In November 1940, just one month before his assignment was due to end and 13 months before Hitler declared war on the United States, William L. Shirer, an American correspondent in Berlin, began to uncover disquieting evidence of one aspect of the Nazi government's then-unknown crimes against humanity. Oddly worded death notices began to appear in German provincial newspapers.
Shirer already suspected that the Nazis were contemplating a policy of the euthanasia of the mentally ill and incapacitated. He looked into the matter further. Shirer concluded that the Nazis were murdering the mentally ill.
It was a secretive and shameful business. Whatever Nazi theory held about the unfit, the Nazis feared the German people would resist the murder of innocent people with mental illnesses.

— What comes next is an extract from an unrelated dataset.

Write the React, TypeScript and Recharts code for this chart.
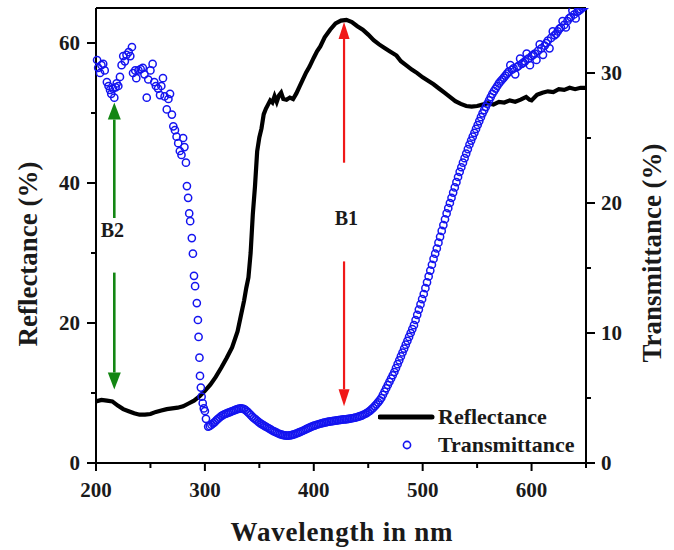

Even in a society hardened by war and brutalized by Nazi propaganda, they took refuge in euphemisms. The official Nazi form letter sent to relatives included this sentence: "In view of the nature of his serious, incurable ailment, his death, which saved him from a lifelong institutional sojourn, is to be regarded merely as a release."
There are echoes in those words of the current advocacy of euthanasia and assisted suicide -- and, inevitably, of the Terri Schiavo case. In most such cases, the welfare of the proposed deceased is always said to be the dominant consideration. Yet the costs of looking after him or her -- social as well as individual -- are surely factors that inevitably push us toward seeing their deaths as necessary or beneficial. Unless there is a strong ethic of life to restrain us, we will always be able to find good reasons as to why a helpless invalid should quietly disappear and leave us in peace.